Photography: Ruth Maria Murphy

House Tour: A former artist’s studio turned into a Clontarf home

Interior designer Caroline Flannery takes an unusual project on for herself. 

“It can be quite difficult to be your own client, but we figured it out eventually,” jokes interior designer Caroline Flannery. There’s no doubt she did, looking at her beautiful one-bed Clontarf home. She came across the building after searching as far as Wicklow and Meath. Although she had her heart set on a period property, this former artist’s studio struck her as the perfect blank canvas to work with.

“The architecture of the building is not a style which I usually like, however there was something about it that appealed,” Caroline explains. “The large expanses of glass, the form of the building and the private courtyard reminded me of a Spanish-style home, but the abundance of natural light was really what sold it to me.”

Caroline Flannery
Photography: Ruth Maria Murphy

The studio was composed of an exhibition space on the ground level with a working area on the first floor – far from the layout of a normal home, so this was something that Caroline had to consider as part of her plans. “It was important to me that the house felt like a home and for this reason I very much anchored my layout within the design. For example, the dining area was defined by overhead lighting, the sofa was made bespoke to fit the space, the headboard is fixed to the wall and runs up to the ceiling: this all gives a sense of permanency, a lived-in look.”

She also divided the downstairs open-plan space with a wall, containing concealed storage as well as recessed shelves for books and artwork. “I designed a nifty laundry store for ironing boards and cleaning products which is concealed by bespoke panelled doors under the stairs,” Caroline explains. “I’m quite proud of that.”

Caroline Flannery
Photography: Ruth Maria Murphy

The living space is painted a deep blue; a move Caroline says many people would be afraid of. “I’m a huge fan of dark, moody colour palettes, which I feel can add a lot of warmth and interest to an otherwise bland space. People can be fearful of these colours, but with careful consideration to light they can actually make a space feel larger. Everybody who comes into my home comments on the colour and how warm it feels, even though blue is considered a cold colour.” Colourful furniture and accessories in the space are also used to make sure the colour does not overwhelm the space, and instead makes it feel vibrant.

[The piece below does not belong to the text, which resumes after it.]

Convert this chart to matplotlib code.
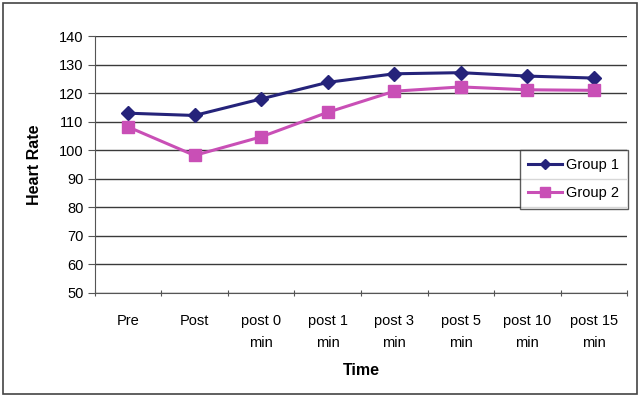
import numpy as np
import matplotlib.pyplot as plt
from matplotlib.patches import Rectangle

plt.rcParams['font.family'] = ['Liberation Sans', 'DejaVu Sans']

times = ['Pre', 'Post', 'post 0\nmin', 'post 1\nmin', 'post 3\nmin',
         'post 5\nmin', 'post 10\nmin', 'post 15\nmin']
group1 = [113.0, 112.2, 118.0, 123.8, 126.8, 127.2, 126.0, 125.3]
group2 = [108.2, 98.2, 104.7, 113.3, 120.7, 122.2, 121.2, 121.0]
yticks = list(range(50, 141, 10))

NAVY = '#25237a'
PINK = '#c94fb6'

fig = plt.figure(figsize=(6.4, 3.97), dpi=100)
ax = fig.add_axes([0.148, 0.262, 0.832, 0.647])

x = np.arange(len(times))
ax.plot(x, group1, color=NAVY, lw=2.2, marker='D', ms=7, label='Group 1')
ax.plot(x, group2, color=PINK, lw=2.2, marker='s', ms=8.5, label='Group 2')

ax.set_xlim(-0.5, len(times) - 0.5)
ax.set_ylim(50, 140)
ax.set_yticks(yticks)
ax.yaxis.grid(True, color='#3a3a3a', lw=1.0)
ax.set_axisbelow(True)

# category labels sit between the boundary tick marks
ax.set_xticks(np.arange(len(times) + 1) - 0.5)
ax.set_xticklabels([])
ax.set_xticks(x, minor=True)
ax.set_xticklabels(times, minor=True, fontsize=10.5, linespacing=1.7)
ax.tick_params(axis='x', which='minor', length=0, pad=15)
ax.tick_params(axis='x', which='major', length=5, direction='inout', color='#555555')
ax.tick_params(axis='y', labelsize=10.5, length=5, color='#555555', pad=3)

for side in ('top', 'right'):
    ax.spines[side].set_visible(False)
ax.spines['left'].set_color('#555555')
ax.spines['bottom'].set_color('#555555')

ax.set_ylabel('Heart Rate', fontsize=11.5, fontweight='bold', labelpad=12)
ax.set_xlabel('Time', fontsize=11.5, fontweight='bold', labelpad=10)

leg = ax.legend(loc='upper left', bbox_to_anchor=(0.798, 0.558), fontsize=10.5,
                frameon=True, fancybox=False, edgecolor='#333333',
                handlelength=2.3, borderpad=0.6, labelspacing=0.95,
                handletextpad=0.3, markerscale=0.8, borderaxespad=0)
leg.get_frame().set_linewidth(1.0)

# outer frame around the whole chart
fig.patches.append(Rectangle((0.005, 0.008), 0.99, 0.984, transform=fig.transFigure,
                             fill=False, edgecolor='#444444', lw=1.2))

fig.savefig('out.png', dpi=100)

Caroline made sure there were plenty of places to display the many objects and books she has collected over the years, which show her personality and bring life to the space. Additions such as the beautiful laser-cut light shade from Graypants, her bespoke sofa, and the Cole & Son tropical wallpaper add a luxurious feel. Caroline explains that when planning the kitchen, which was sourced from kitchenspace.ie, she needed it to be functional and streamlined, with plenty of storage: “I cook a lot, and like to have a vast array of ingredients to hand.”

Caroline Flannery
Photography: Ruth Maria Murphy

It was also a priority to make sure that the dining table sat six people comfortably, without having to move it out from a wall, as she entertains frequently. Overall, Caroline wanted the space to function both as somewhere she could relax and snuggle up with her dogs, and would also feel lively and sociable when she had guests.

One of her favourite aspects of the completed project, Caroline says, is the way the outdoor space reads as part of the open-plan area. “No matter where you sit, you can see the sky and large plants. This was very intentional, and was achieved using mirrors and colour.” The careful consideration that went into this design means Caroline is confident it will stand the test of time. Although she plans to experiment with new paint colours and wallpaper for the space in the future, she sees her investment pieces sticking with her for many years to come.